Are you aware of any sane takes like this you have links to? Even some of the skeptical articles like the one in The Atlantic are more calling out hypocrisy than attempting to take a serious look at the reality of threats from "AI" (which, as you point out is, not really AI).
Needing a licence to create or possess models is what they’re planning here right? It obviously makes sense for openai and other big companies because it makes it more difficult for smaller competitors but it is really scary. It is probably way more dangerous for society than some theoretical artificial super intelligence because of opportunity cost and that it would certainly lead to more and more authoritarianism.
Yeah, we need some sort of groundswell propaganda to inform the masses that this is what the FUD is largely about.
Sam Altman has a talent of utilizing any narrative in a way that benefits his company. It is sad to see legislators jumping onto AI space out of fear rather than to facilitate innovation
Imagine if someone had been ‘heartened’ by talks with world leaders over the will to contain cryptography risks.
I think I missed the whole evil Microsoft bit in the 90s (a little too young), and while a lot of big tech has done a lot of harm since it hasn't felt so obviously, unashamedly evil.

Altman seems like the successor to Micro$oft to me. Every time I hear his name it's associated with some effort to regulate "ai" so his company can profit at the expense of humanity. It makes me so angry.

I get that regulatory capture is a bad thing if done for the reason of creating a moat, but where is the evidence that creating a moat is the primary motivation here?

AI researchers aren’t close to a consensus on the potential for bad alignment outcomes, so isn’t it possible Altman is warning of something real?

That's fair in principle.

I think if this needs to be captured and controlled, it's unfair and unreasonable for it to be a high margin business (since the margins would stem in substantial part from a government granted monopoly).

I'm certain low margin stewardship isn't what Altman has in mind.

Anyone who thinks AI is a threat is either a moron or an agent (agent of influence, power or state). As described in many initiated conversations, AI to date in it's most known form is a glorified autocomplete. Any ML-implementations are rudimentary but valuable.

One of the hardest proponents of "there's a 50% chance of AI will wipe out humanity" are right out not well. Tegmark, the one who uttered this is a real hoax.
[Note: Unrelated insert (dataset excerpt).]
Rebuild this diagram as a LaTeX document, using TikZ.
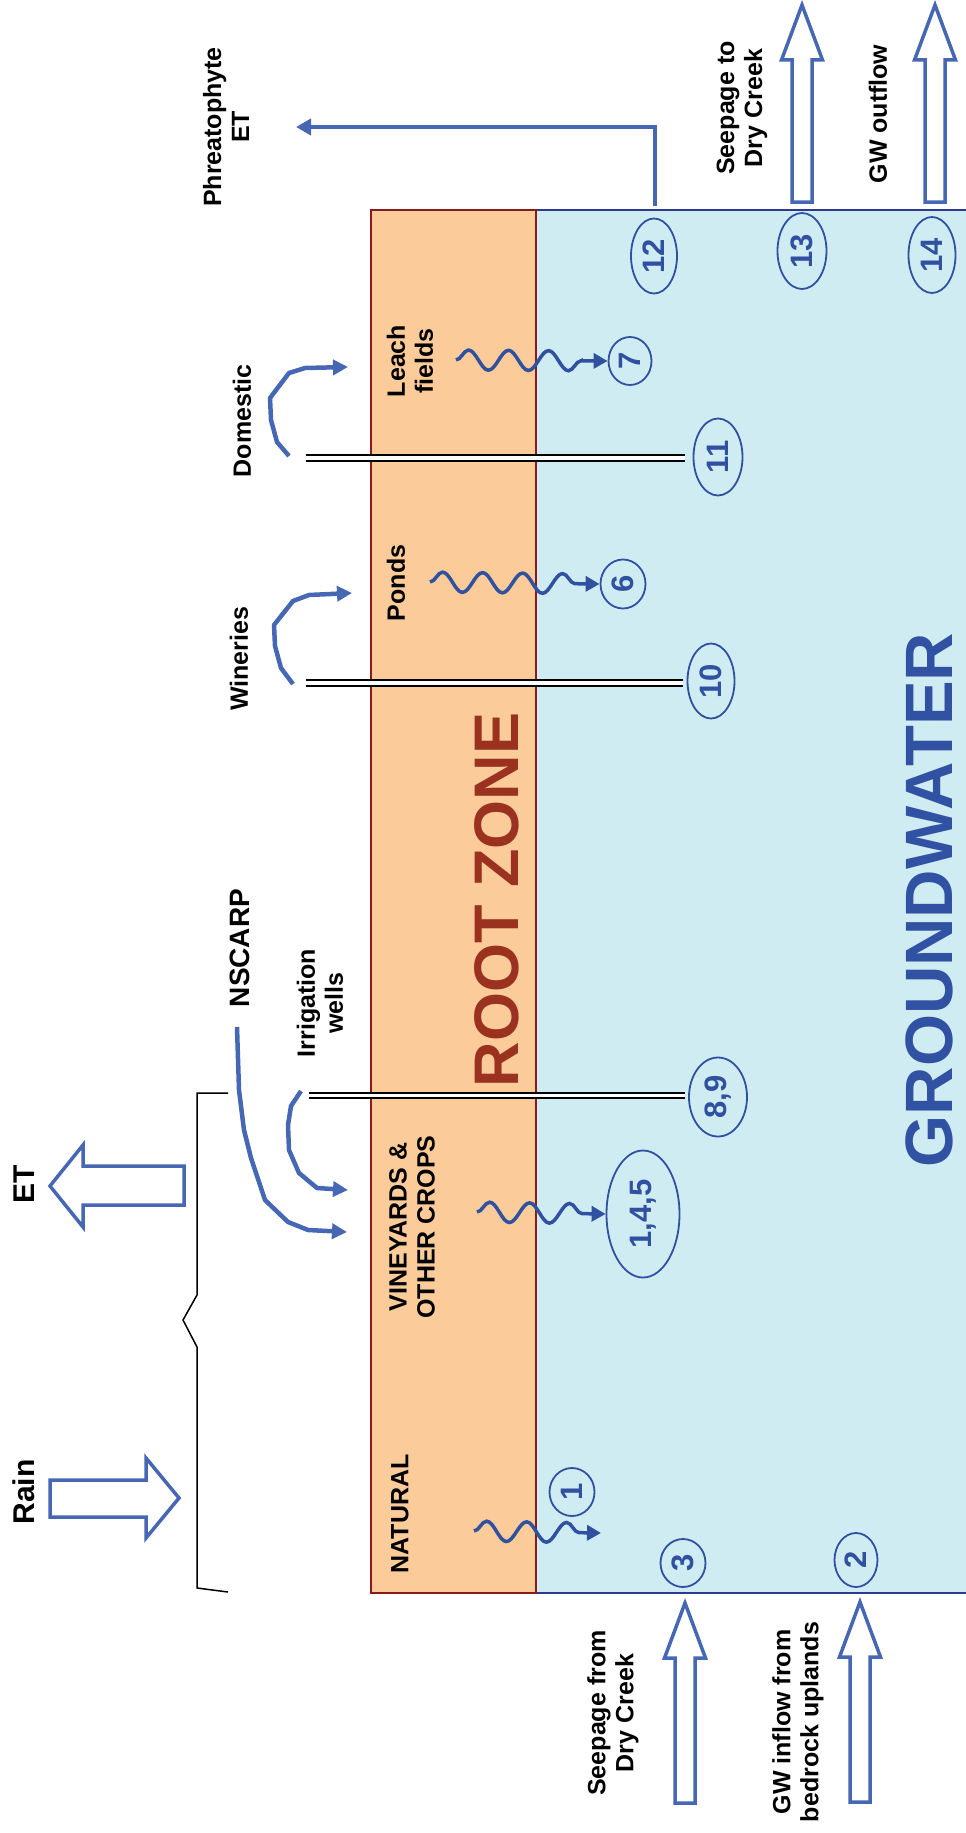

His "Future of Life Institute" also offered pro-nazi paper "Nya Dagbladet" 100 000 USD. Once uncovered by expo in Sweden (https://expo.se/2023/01/elon-musk-funded-nonprofit-run-mit-p...) the offer was retracted.

The venue, "Nya dagbladet" is connected to Russia and seems to be a broad spectrum investment into the far-right movement.

With open source LLMs approaching Chat-GPT it makes sense for OpenAI to ask governments to erect barriers and controls on the use of AI. If AI can be deeply regulated then only deep pockets will be able to play.

Similar talk was heard about cryptography being weaponized and needing export controls, regulations, and protections.